As my colleague Rob Hunter stated in the comments section of this website’s posting of The Impossible trailer: if McGregor and Watts were not in the cast, the movie would not likely have been made. This is no doubt true. Hollywood studios have certainly not done their part in cultivating an audience that would be willing to see a wide Christmas-week release about the plight of Indonesian or Thai people after an unfathomable international tragedy, even if producers had its cast speak English.

When a non-English-speaking culture is depicted by Hollywood, a native Anglophone is typically required as a vessel. However, a film about the people whose homes this tragedy affected might not sell according to the rules of a cynical Hollywood, but it would be incredibly compelling specifically because cultural differences are unfamiliar to Western audiences (especially for movie fans as Indonesia and Sri Lanka have not established an regular body of exported films to US audiences, unlike Thailand and India). How might a Buddhist or Hindu perspective of life’s cyclical nature, karma, and the interconnectedness of living beings, for instance, see the process of overcoming such a tragedy differently than a British family based culturally in Judeo-Christian values, rugged individualism, and an ideology of self-preservation? There are certainly clear answers to a question like this, but they won’t be found in mainstream filmmaking.
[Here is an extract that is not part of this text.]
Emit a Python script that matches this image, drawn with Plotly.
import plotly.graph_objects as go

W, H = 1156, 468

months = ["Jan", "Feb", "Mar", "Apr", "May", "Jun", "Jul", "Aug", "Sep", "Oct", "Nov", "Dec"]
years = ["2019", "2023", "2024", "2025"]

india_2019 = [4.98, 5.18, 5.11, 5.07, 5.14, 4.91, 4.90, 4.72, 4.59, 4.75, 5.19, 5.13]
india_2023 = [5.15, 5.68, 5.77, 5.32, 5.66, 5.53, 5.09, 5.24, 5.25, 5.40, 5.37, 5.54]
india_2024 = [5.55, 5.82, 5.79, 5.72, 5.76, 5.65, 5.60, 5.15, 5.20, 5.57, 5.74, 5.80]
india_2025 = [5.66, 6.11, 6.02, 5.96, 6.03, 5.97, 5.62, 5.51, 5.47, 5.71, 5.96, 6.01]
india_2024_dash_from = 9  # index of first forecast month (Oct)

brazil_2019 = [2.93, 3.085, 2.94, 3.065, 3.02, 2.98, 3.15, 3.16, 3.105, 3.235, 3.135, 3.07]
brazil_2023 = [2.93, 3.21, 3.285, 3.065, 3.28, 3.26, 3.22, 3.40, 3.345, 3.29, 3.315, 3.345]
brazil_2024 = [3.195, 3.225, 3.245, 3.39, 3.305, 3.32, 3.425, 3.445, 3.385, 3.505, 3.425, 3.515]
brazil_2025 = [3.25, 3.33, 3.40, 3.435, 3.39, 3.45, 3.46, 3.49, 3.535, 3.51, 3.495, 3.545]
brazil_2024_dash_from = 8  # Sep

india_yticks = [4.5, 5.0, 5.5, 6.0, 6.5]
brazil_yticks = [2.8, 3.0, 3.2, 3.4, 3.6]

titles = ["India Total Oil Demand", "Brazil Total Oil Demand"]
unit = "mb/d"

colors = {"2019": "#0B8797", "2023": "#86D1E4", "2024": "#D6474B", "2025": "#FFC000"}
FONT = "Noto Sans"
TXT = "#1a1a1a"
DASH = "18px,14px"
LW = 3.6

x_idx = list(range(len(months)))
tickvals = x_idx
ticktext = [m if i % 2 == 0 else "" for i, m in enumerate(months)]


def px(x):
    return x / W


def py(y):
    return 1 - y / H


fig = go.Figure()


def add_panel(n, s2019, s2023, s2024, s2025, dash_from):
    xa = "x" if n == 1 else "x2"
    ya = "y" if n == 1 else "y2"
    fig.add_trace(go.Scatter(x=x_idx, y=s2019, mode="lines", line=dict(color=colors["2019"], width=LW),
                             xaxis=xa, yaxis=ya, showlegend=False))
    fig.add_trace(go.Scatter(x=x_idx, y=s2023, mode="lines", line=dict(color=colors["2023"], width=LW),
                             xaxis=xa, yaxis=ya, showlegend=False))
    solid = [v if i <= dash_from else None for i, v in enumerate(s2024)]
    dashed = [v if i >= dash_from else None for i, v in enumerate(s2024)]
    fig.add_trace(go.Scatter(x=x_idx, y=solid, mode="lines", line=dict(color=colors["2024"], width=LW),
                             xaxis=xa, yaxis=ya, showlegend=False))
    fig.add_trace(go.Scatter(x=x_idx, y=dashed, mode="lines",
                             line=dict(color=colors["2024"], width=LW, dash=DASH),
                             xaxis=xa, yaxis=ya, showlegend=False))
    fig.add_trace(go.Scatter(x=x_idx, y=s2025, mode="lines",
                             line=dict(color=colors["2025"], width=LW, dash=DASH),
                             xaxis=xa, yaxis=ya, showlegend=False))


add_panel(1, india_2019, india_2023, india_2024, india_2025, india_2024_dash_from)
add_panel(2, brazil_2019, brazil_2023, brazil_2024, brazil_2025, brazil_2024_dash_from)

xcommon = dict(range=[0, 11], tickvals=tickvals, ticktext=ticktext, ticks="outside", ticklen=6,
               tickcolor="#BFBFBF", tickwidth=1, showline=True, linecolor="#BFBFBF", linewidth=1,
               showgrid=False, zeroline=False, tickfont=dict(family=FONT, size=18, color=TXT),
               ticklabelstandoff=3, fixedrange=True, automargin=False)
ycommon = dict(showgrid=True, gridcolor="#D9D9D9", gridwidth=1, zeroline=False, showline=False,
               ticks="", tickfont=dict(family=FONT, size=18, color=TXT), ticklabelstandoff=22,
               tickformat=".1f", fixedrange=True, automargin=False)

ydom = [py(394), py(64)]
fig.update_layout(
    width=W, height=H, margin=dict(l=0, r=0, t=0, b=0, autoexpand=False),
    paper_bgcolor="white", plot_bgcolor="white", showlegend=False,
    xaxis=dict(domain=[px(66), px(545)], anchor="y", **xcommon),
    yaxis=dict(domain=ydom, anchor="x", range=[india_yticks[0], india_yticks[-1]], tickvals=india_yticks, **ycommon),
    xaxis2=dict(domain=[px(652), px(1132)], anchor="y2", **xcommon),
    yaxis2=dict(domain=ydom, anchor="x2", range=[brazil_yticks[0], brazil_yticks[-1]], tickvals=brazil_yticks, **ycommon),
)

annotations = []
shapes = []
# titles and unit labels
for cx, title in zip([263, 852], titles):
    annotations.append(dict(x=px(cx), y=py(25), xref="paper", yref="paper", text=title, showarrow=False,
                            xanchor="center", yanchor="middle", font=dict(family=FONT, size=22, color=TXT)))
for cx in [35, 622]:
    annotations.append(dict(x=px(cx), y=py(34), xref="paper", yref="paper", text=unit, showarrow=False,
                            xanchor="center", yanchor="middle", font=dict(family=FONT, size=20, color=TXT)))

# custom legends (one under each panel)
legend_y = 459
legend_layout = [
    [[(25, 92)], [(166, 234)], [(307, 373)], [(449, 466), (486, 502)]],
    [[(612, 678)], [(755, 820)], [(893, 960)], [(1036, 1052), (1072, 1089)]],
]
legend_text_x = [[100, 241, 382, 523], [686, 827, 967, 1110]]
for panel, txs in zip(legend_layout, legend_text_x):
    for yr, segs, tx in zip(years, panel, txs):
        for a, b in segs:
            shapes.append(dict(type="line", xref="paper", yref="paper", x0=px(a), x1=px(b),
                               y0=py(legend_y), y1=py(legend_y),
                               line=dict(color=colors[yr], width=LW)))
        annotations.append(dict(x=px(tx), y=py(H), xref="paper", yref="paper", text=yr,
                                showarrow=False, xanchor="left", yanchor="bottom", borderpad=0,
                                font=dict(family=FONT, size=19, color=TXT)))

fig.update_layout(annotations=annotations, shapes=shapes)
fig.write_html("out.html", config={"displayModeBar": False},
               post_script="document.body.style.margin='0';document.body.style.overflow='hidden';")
The question, then, is no longer whether this film could have been made otherwise, or what an alternative would look like, but, now that this movie has been made in this way, would it be better that it’s this particular story that appears to be told, or that no film was made at all? We’ll have to wait until The Impossible reaches screens in December to know for sure. But I can’t get away from the irony of the film’s title, knowing that there are so many possibilities for representation cut off because of Hollywood’s pathetic aversion to risk in the face of so many amazing stories waiting to be told. For now, you’re more likely to get by a tsunami while on vacation than see a Hollywood movie about individuals bravely triumphing against all odds starring Asian actors.